When we think about men or women winning a big real money poker tournament, it’s hard to ever imagine it as being a bad situation. After all, the lasting image is usually that winner surrounded by big piles of cash as a symbol of what their skill and luck has wrought. What could be wrong with any of that?
A Taxing Situation
Well, there is the small matter of having to pay taxes on those winnings. Taxes are at the heart of a case involving a former champion of the biggest poker tournament of all. The nature of what it takes to win at poker is also a big element of this interesting skirmish.
Back in 2010, Canadian Jonathan Duhamel was at the top of the poker world after the winning the Main Event at the prestigious World Series of Poker. That is obviously a high level of success to attain, something that you would think would require a lot of poker skill. But Duhamel’s success in the case may come down to whether he can prove his poker winnings were a result of luck.
The Canadian government is trying to collect $1.2 million from Duhamel. This is despite the fact that poker winnings are generally in the clear in Canada, in part because it is considered a game of chance. Perhaps the level of success that Duhamel has achieved is putting him in the crosshairs.
There are several tentacles of the argument with which Canada’s tax officials are trying to snag Duhamel. First of all, his high-profile win in the Main Event of the World Series of Poker gained him a sponsorship with PokerStars. And part of the payback for that relationship came in tournament buy-ins, which would seem to give Duhamel an edge on winning beyond any luck.
Second, there was Duhamel’s practice of swapping action, which also has been cited by the government in their case. For those who don’t know, swapping action is the practice of a player promising shares of tournament winnings to other players as they do the same for you.

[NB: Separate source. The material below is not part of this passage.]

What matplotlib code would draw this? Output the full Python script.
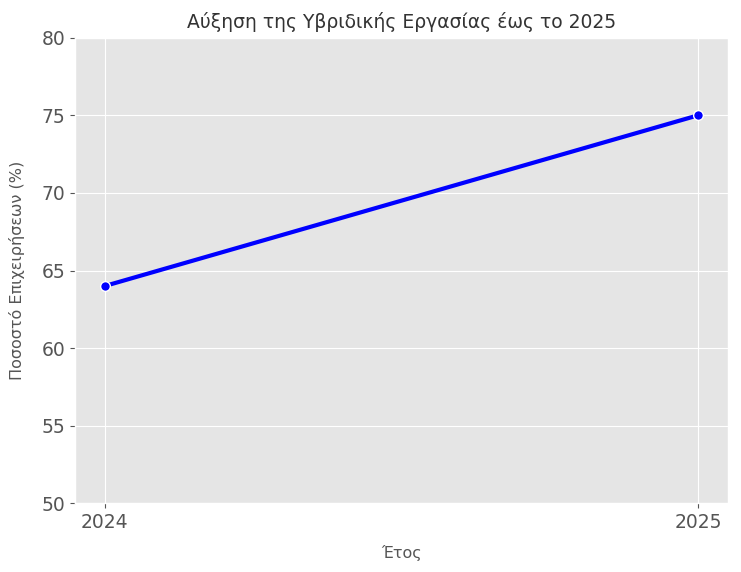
import matplotlib.pyplot as plt

years = [2024, 2025]
percent = [64, 75]

plt.style.use('ggplot')
fig, ax = plt.subplots(figsize=(7.41, 5.72), dpi=100)

ax.plot(years, percent, color='blue', linewidth=3, marker='o',
        markersize=7, markeredgecolor='white', markeredgewidth=1)

ax.set_title('Αύξηση της Υβριδικής Εργασίας έως το 2025', fontsize=13.5, color='#333333', pad=7)
ax.set_xlabel('Έτος', fontsize=11.5, labelpad=9)
ax.set_ylabel('Ποσοστό Επιχειρήσεων (%)', fontsize=11.5, labelpad=12)
ax.set_xticks(years)
ax.set_xticklabels([str(y) for y in years])
ax.set_ylim(50, 80)
ax.tick_params(labelsize=13.5)

fig.subplots_adjust(left=0.101, right=0.982, top=0.934, bottom=0.12)
fig.savefig('out.png', dpi=100)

It’s a way of ensuring that you come out with something even if you don’t play well. But the Canadian government argues the hedging practice bucks against the whole “game of chance” concept.
For Duhamel’s part, the crux of his argument is that all of the above only occurred because of his success playing the game. If it all came from a game of luck to start, Duhamel seems to be arguing, then it’s all lucky, and, therefore, not taxable.
Both sides seem to be stretching it a bit. On the government’s side of the equation, it does seem like there is a bit of a double standard in place, as Duhamel is being treated much differently from most other poker players in the country.
Meanwhile, if you had asked Duhamel following his Main Event win a decade ago if he won purely because of luck, he likely would have taken exception to that. There is definitely a skill set that separates the best players from lesser ones in poker. To deny that is the case seems a little bit skewed, at best.
We’ll have to watch and see how all this turns out in the end. In any case, it should be a warning to future Canadian pros to make some sort of concession to the possibility that the Taxman could be coming for any poker winnings they amass, especially if those winnings happen to be substantial.
Poker Show Revival
There was a time where it seemed when it seemed that every television channel to which you turned featured some sort of poker competition. In the past few years, poker on television has slowed to a bit of a trickle. But as a byproduct, the practice of streaming live poker events has grown at an enormous rate.
It now appears that those two worlds are about to collide. First of all, the long-rumored return of High Stakes Poker appears to be coming to fruition. A recent trailer promised that new episodes are being taped, with the date for the return set for December 16.
For now, however, it appears that the show, which was known for the big money at stake each episode and the fun commentary from Gabe Kaplan, will be found in the online sphere. PokerGo is behind the reboot, and, at first glance, there doesn’t appear to be any network television component.
Also on the way back: Poker After Dark, another staple of poker television in the boom area of the early 2000s. In this case, this show has already seen life in the online sphere at PokerGo. It also appears to be slated for a December return after about a year away.
These two shows are beloved brands in the poker world, so the hope is that they could catch on in any sphere. And, even if they don’t start with any kind of television support, maybe they will do well enough to get to that point.
In any case, we are assuming that these shows will show folks sitting at actual poker tables, interacting in enjoyable ways, and winning big chunks of money for their Texas Holdem expertise. It was a combustible formula once before, and it certainly could be once again. It will be interesting to see how well these ventures do as we head into the end of this year and the beginning of the next.